Sebagaimana yang di kutip dari (Liputan6.Com), Manajer Proyek Pembangunan Pasar Tempe, Guntur Kusnadi tidak memungkiri ihwal dugaan material alam ilegal yang digunakan dalam proyek pembangunan Pasar Tempe. Namun Guntur mengatakan penimbunannya dilakukan oleh manajer yang menjabat sebelum dirinya.
"Ini pekerjaan sudah dari tahun lalu, bulan Oktober kontraknya. Jadi kan teman-teman di Wajo itu berani nimbun karena sudah ada kontrak. Tapi masalahnya PCM (Pre-Construction Meeting) belum mulai. Dan terjadi pergantian manajer, saya ini manajer pengganti," kata Guntur.
Guntur kemudian menjelaskan bahwa material alam yang digunakan bahwa seluruh material timbunan yang digunakan untuk proses pembangunan pasar tempe kemudian tidak terhitung lantaran ditimbun sebelum MC-0.
"Timbunan yang ada di lapangan itu tidak dihitung. Jadi yang terhitung itu setelah kita MC-0 pada bulan maret. Jadi PU tidak menghitung itu (timbunan sebelum MC-0)," jelasnya.
Piihak kontraktor pun mengaku mengalami kerugian karena hal tersebut. Kusnadi menuturkan bahwa anggaran yang digunakan untuk membayar timbunan tersebut pun tidak akan dibayar oleh negara.
"Jadi terjadi kerugian dari pihak kontraktor. Agunan yang ada tidak dibayar oleh negara. Kontraktor ini rugi sendiri karena menimbun sebelum MC-0, ini sama saja kontraktor yang nyumbang kepada negara. Saya sebagai manajer baru ini stres juga," keluhnya.
Kusnadi sendiri mengaku telah mendapatkan panggilan dari pihak kepolisian untuk memberikan klarifikasi terkait dugaan material alam ilegal yang digunakan dalam proyek pembangunan Pasar Tempe.
"Iya sudah (ada panggilan pemeriksaan dari pihak kepolisian). Tapi saya belum hadir, kalaupun saya hadir saya juga tidak memberikan apa-apa karena saya ini manajer pengganti," ucap dia.

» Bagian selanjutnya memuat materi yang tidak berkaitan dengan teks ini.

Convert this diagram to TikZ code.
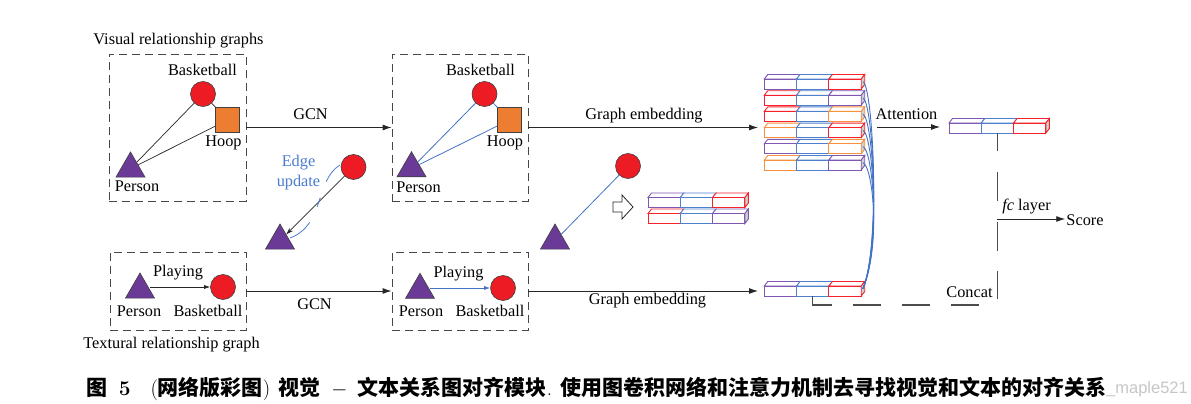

Kusnadi mengaku hingga kini pembangunan pasar tempe baru rampung sekitar 10 persen saja. Padahal proyek ini sudah harus rampung sebelum 31 Desember 2021.
"Sejauh ini sudah rampung 10 persen, gara-gara lockdown sebelum lebaran, belum lagi banyak kendala lain termasuk persoalan administrasi. Padahal kami sudah harus rampung di bulan Desember 2021. Makanya sekarang ini kita aslinya mati-matian untuk menyelesaikan ini," dia memungkasi. (Tim).